The judgments will, therefore, be affirmed.

Affirmed.

ADESKO, P.J. and MURPHY, J., concur.

NOTES

[1] Section 1 reads in part:

[A]ll scaffolds, hoists ... erected or constructed ... for the use in the erection ... of any ... building ... shall be erected and constructed, in a safe, suitable and proper manner, and shall be erected and constructed, placed and operated as to give proper and adequate protection to the life and limb of any person ... employed or engaged thereon....

Section 9 reads in part:

Any ... contractor ... having charge of the erection, construction ... of any building ... shall comply with all the terms thereof.... For any injury to person or property, occasioned by any wilful violations of this act, or wilful failure to comply with any of its provisions....

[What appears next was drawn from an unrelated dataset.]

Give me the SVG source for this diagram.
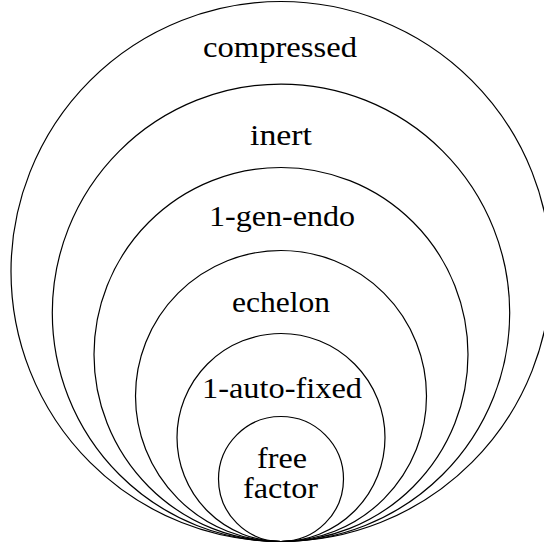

[2] The defendant general contractor has put great emphasis on the fact that the plaintiff was standing upon four feet of roofing paper rolls. This the defendant maintains made the plaintiff the equivalent of "nine to ten feet tall and even the design of an elevator would not have to anticipate people that tall." This claim sounds as though it is a claim of contributory negligence. Doctrines of assumed risk and contributory negligence by an employee have no application to the Structural Work Act (Ill Rev Stats 1967, c 48, par 60 et seq.). Thomas v. Carroll Const. Co., 14 Ill. App.2d 205, 144 NE2d 461.